The endpoint will be hit by a beacon (via javascript on the client), I'll read the user's cookies, pull some small info on them from the DB, cache it, do some small calculation, send the response and if needed write to the DB and invalidate the cache.
And good technology choices and/or hardware recommendations?
This isn't the kind of question that can be answered here in anything other than a broad overview. Some general pointers:
As for your normal stack, I'd stick with it unless you've got a particular requirement you haven't mentioned that prohibits it. After all PHP is a proven technology that runs 4 or so of the top 20 sites on the Internet (Facebook, Wikipedia, Flickr and I think Yahoo). If it's good enough for them, it's good enough for you.

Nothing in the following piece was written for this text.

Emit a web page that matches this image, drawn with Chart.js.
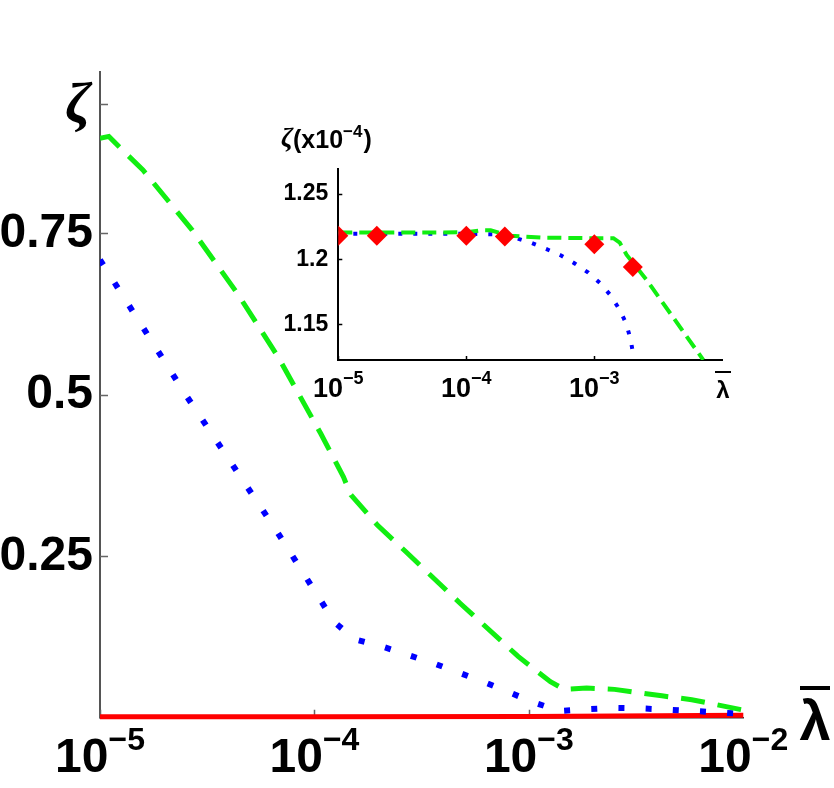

More importantly, you know it. Technology stacks you know trump technology stacks you don't in almost every case. Beware the "greener pasture" trap of the latest hyped-up technology stack.
Memcache is good. The other thing you might want to consider adding to the mix is beanstalkd as a distributed work queue processor.
One important question to answer is: how well can you partition your application? Applications that easily lend themselves to partitioning are far easier to scale. Those that aren't tend to be modified in some way to make them easier to partition.
A good example of this is a simple sharetrading application. You can could partition market information based on stock code (A-C on one server, D-F on another and so on). For many such application that will work well.